Auto loans: What you need to know
Auto loan interest rates are not universally capped by law, which means rates can vary considerably from lender to lender and state to state. Your credit score plays a significant role in determining what rate you qualify for, and so does the age and type of vehicle you are purchasing. New vehicles often qualify for lower rates than used ones, and lenders may also consider your income, debt-to-income ratio, and the length of the loan term when setting your rate.
In general, it pays to shop around before committing to a loan. Compare offers from multiple lenders, including banks, credit unions, and dealership financing, to make sure you're getting the best deal available. Doing your research and comparing prices across multiple dealerships for similar vehicles can also help you avoid overpaying.
Terminology defined
Take a little time to familiarize yourself with common auto loan and amortization terms before you head to the dealership. That way, you can make an informed borrowing decision and protect yourself from feeling overwhelmed. Terms you need to know include the following:
- APR: The yearly cost of borrowing, including interest and certain lender fees
- Loan term: The number of months you'll make payments
- Down payment: The amount you pay up front to reduce the amount you borrow
- Total loan cost: Principal plus interest paid over the life of the loan
- Negative equity: When you owe more on your current vehicle than it's worth
- Preapproval: A lender's conditional offer stating how much you may qualify to borrow
Now you are ready to start car shopping and make an informed purchasing decision based on your needs.
How your credit score impacts your auto loan
The interest rate a lender charges you will be based on market rates and your credit score. The higher your score, the better your odds of being approved for a great rate, and vice versa. If you have a lower score or are rebuilding your credit, you may be offered a higher APR or face larger down payment requirements. Even a small difference in your interest rate can add up to hundreds or thousands of dollars over the life of a loan, which is why improving your credit before you apply can make a real difference.

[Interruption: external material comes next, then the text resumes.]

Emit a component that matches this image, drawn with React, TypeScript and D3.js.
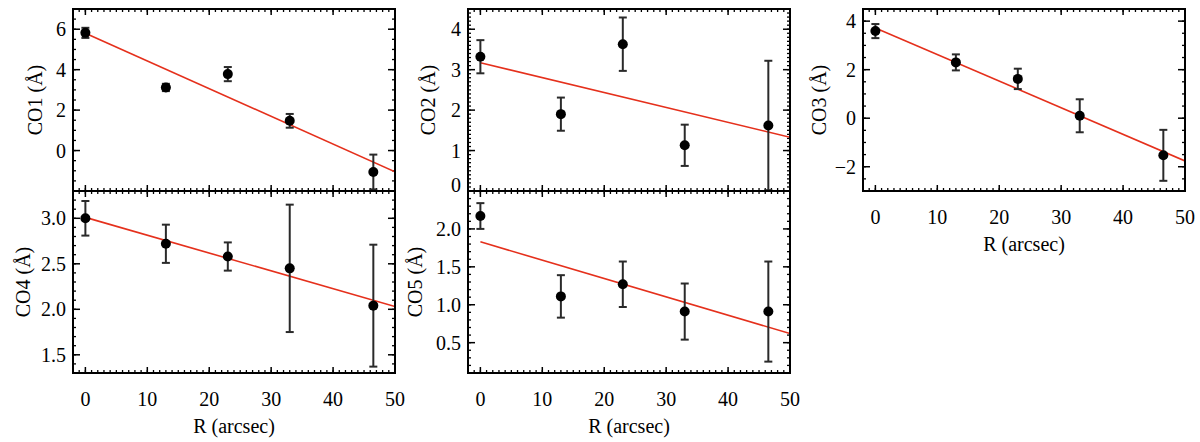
import * as d3 from "d3";

// radius of each aperture (arcsec)
const radius = [0, 13, 23, 33, 46.5];
const xMajor = [0, 10, 20, 30, 40, 50];

const co1 = [5.82, 3.12, 3.78, 1.47, -1.06];
const co1Err = [0.25, 0.18, 0.35, 0.34, 0.86];
const co1Fit = [5.8, -1.05]; // fit at R=0 and R=50
const co1Labels = [0, 2, 4, 6];

const co2 = [3.32, 1.9, 3.63, 1.13, 1.62];
const co2Err = [0.41, 0.41, 0.66, 0.51, 1.6];
const co2Fit = [3.17, 1.33];
const co2Labels = [0, 1, 2, 3, 4];

const co3 = [3.59, 2.3, 1.62, 0.1, -1.53];
const co3Err = [0.29, 0.33, 0.42, 0.68, 1.05];
const co3Fit = [3.72, -1.76];
const co3Labels = [-2, 0, 2, 4];

const co4 = [3.0, 2.72, 2.58, 2.45, 2.04];
const co4Err = [0.19, 0.21, 0.155, 0.7, 0.67];
const co4Fit = [3.01, 2.03];
const co4Labels = [1.5, 2.0, 2.5, 3.0];

const co5 = [2.17, 1.11, 1.27, 0.91, 0.91];
const co5Err = [0.17, 0.28, 0.3, 0.37, 0.66];
const co5Fit = [1.83, 0.62];
const co5Labels = [0.5, 1.0, 1.5, 2.0];

const TXT = { fontFamily: "Liberation Serif", fontSize: 20 };
const RED = "#e5301c";

interface PanelProps {
  id: string;
  left: number; top: number; width: number; height: number;
  yDomain: [number, number];
  yMajor: number; yMinor: number;
  labels: number[]; decimals: number;
  values: number[]; errs: number[]; fit: number[];
  title: string; titleX: number;
  xLabels: boolean;
}

function stepRange(lo: number, hi: number, step: number) {
  const out: number[] = [];
  const start = Math.ceil(lo / step - 1e-9);
  const end = Math.floor(hi / step + 1e-9);
  for (let i = start; i <= end; i++) out.push(+(i * step).toFixed(6));
  return out;
}

function Panel(p: PanelProps) {
  const x = d3.scaleLinear().domain([-2, 50]).range([p.left, p.left + p.width]);
  const y = d3.scaleLinear().domain(p.yDomain).range([p.top + p.height, p.top]);
  const right = p.left + p.width, bottom = p.top + p.height;
  const xMinor = stepRange(-2, 50, 1);
  const yMaj = stepRange(p.yDomain[0], p.yDomain[1], p.yMajor);
  const yMin = stepRange(p.yDomain[0], p.yDomain[1], p.yMinor);
  const fmt = d3.format(`.${p.decimals}f`);
  const line = d3.line<number>().x((_, i) => x(i === 0 ? 0 : 50)).y(d => y(d));
  const tk = "#000";
  return (
    <g>
      <defs>
        <clipPath id={`clip-${p.id}`}>
          <rect x={p.left} y={p.top} width={p.width} height={p.height} />
        </clipPath>
      </defs>
      {/* x ticks top & bottom */}
      {xMinor.map(v => (
        <g key={`xm${v}`} stroke={tk} strokeWidth={1.3}>
          <line x1={x(v)} x2={x(v)} y1={bottom} y2={bottom - 3} />
          <line x1={x(v)} x2={x(v)} y1={p.top} y2={p.top + 3} />
        </g>
      ))}
      {xMajor.map(v => (
        <g key={`xM${v}`} stroke={tk} strokeWidth={1.5}>
          <line x1={x(v)} x2={x(v)} y1={bottom} y2={bottom - 6} />
          <line x1={x(v)} x2={x(v)} y1={p.top} y2={p.top + 6} />
        </g>
      ))}
      {/* y ticks left & right */}
      {yMin.map(v => (
        <g key={`ym${v}`} stroke={tk} strokeWidth={1.3}>
          <line x1={p.left} x2={p.left + 3} y1={y(v)} y2={y(v)} />
          <line x1={right} x2={right - 3} y1={y(v)} y2={y(v)} />
        </g>
      ))}
      {yMaj.map(v => (
        <g key={`yM${v}`} stroke={tk} strokeWidth={1.5}>
          <line x1={p.left} x2={p.left + 7} y1={y(v)} y2={y(v)} />
          <line x1={right} x2={right - 7} y1={y(v)} y2={y(v)} />
        </g>
      ))}
      {p.labels.map(v => (
        <text key={`yl${v}`} x={p.left - 7} y={Math.min(y(v), bottom - 6)} dy="0.35em"
          textAnchor="end" style={TXT}>{fmt(v)}</text>
      ))}
      <text transform={`translate(${p.titleX},${(p.top + bottom) / 2}) rotate(-90)`}
        textAnchor="middle" dy="0.35em" style={TXT}>{p.title}</text>
      {p.xLabels && (
        <g>
          {xMajor.map(v => (
            <text key={`xl${v}`} x={x(v)} y={bottom + 26} dy="0.35em" textAnchor="middle"
              style={TXT}>{v}</text>
          ))}
          <text x={(p.left + right) / 2} y={bottom + 53} dy="0.35em" textAnchor="middle"
            style={TXT}>R (arcsec)</text>
        </g>
      )}
      <g clipPath={`url(#clip-${p.id})`}>
        <path d={line(p.fit) ?? ""} fill="none" stroke={RED} strokeWidth={1.6} />
        {radius.map((r, i) => {
          const cx = x(r), hi = y(p.values[i] + p.errs[i]), lo = y(p.values[i] - p.errs[i]);
          return (
            <g key={`pt${i}`}>
              <g stroke="#2a2a2a" strokeWidth={2}>
                <line x1={cx} x2={cx} y1={hi} y2={lo} />
                <line x1={cx - 4} x2={cx + 4} y1={hi} y2={hi} />
                <line x1={cx - 4} x2={cx + 4} y1={lo} y2={lo} />
              </g>
              <circle cx={cx} cy={y(p.values[i])} r={5} fill="#000" />
            </g>
          );
        })}
      </g>
      <rect x={p.left} y={p.top} width={p.width} height={p.height} fill="none" stroke="#000" strokeWidth={2} />
    </g>
  );
}

export default function App() {
  const colL = 73, colM = 468, colR = 863, w = 322;
  const top1 = 9, h = 182, top2 = 191;
  return (
    <svg width={1200} height={442} style={{ position: "absolute", left: 0, top: 0, background: "#fff" }}>
      <Panel id="co1" left={colL} top={top1} width={w} height={h} yDomain={[-2, 7]} yMajor={2} yMinor={0.5}
        labels={co1Labels} decimals={0} values={co1} errs={co1Err} fit={co1Fit} title="CO1 (Å)" titleX={35} xLabels={false} />
      <Panel id="co4" left={colL} top={top2} width={w} height={h} yDomain={[1.3, 3.3]} yMajor={0.5} yMinor={0.1}
        labels={co4Labels} decimals={1} values={co4} errs={co4Err} fit={co4Fit} title="CO4 (Å)" titleX={23} xLabels={true} />
      <Panel id="co2" left={colM} top={top1} width={w} height={h} yDomain={[0, 4.5]} yMajor={1} yMinor={0.1}
        labels={co2Labels} decimals={0} values={co2} errs={co2Err} fit={co2Fit} title="CO2 (Å)" titleX={428} xLabels={false} />
      <Panel id="co5" left={colM} top={top2} width={w} height={h} yDomain={[0.1, 2.5]} yMajor={0.5} yMinor={0.1}
        labels={co5Labels} decimals={1} values={co5} errs={co5Err} fit={co5Fit} title="CO5 (Å)" titleX={415} xLabels={true} />
      <Panel id="co3" left={colR} top={top1} width={w} height={h} yDomain={[-3, 4.5]} yMajor={2} yMinor={0.5}
        labels={co3Labels} decimals={0} values={co3} errs={co3Err} fit={co3Fit} title="CO3 (Å)" titleX={819} xLabels={true} />
    </svg>
  );
}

Prepare for your auto loan application with Kikoff
Before you start crunching numbers with our auto loan amortization calculator or fill out loan applications, make sure your score is strong enough to unlock the best rates. Tools like Kikoff can help you add positive activity to your credit report with verified rent reporting.
Kikoff offers a variety of other tools and services to support your financial journey, including:
- A free Kikoff credit account
- A paid subscription credit service
- Secured credit cards
- Invite-only credit builder loans
- Free error dispute letter generation tools
- Debt negotiation on eligible debts
- Privacy and identity protection
Build credit responsibly with Kikoff's plans.
Frequently asked questions
What does an auto loan amortization calculator show me?
An auto loan amortization calculator shows your estimated monthly payment as well as a full breakdown of how each payment is split between principal and interest over the life of your loan. It also shows your remaining balance after each payment, your total interest paid, and your projected payoff date.
Why do early loan payments go mostly toward interest?
Because interest is calculated as a percentage of your remaining balance, the interest portion of each payment is highest at the beginning of the loan when your balance is largest. As your balance decreases over time, more of each payment goes toward principal. This is how amortization works for most installment loans, including auto loans.
Should I get preapproved before visiting a dealership?
Yes, you may want to get preapproved before visiting a dealership so that you know how much you qualify to finance, what your interest rate will be, and what your monthly payments will be ahead of time. Knowing your options ahead of time will take the pressure off you and help you focus on vehicles within your budget.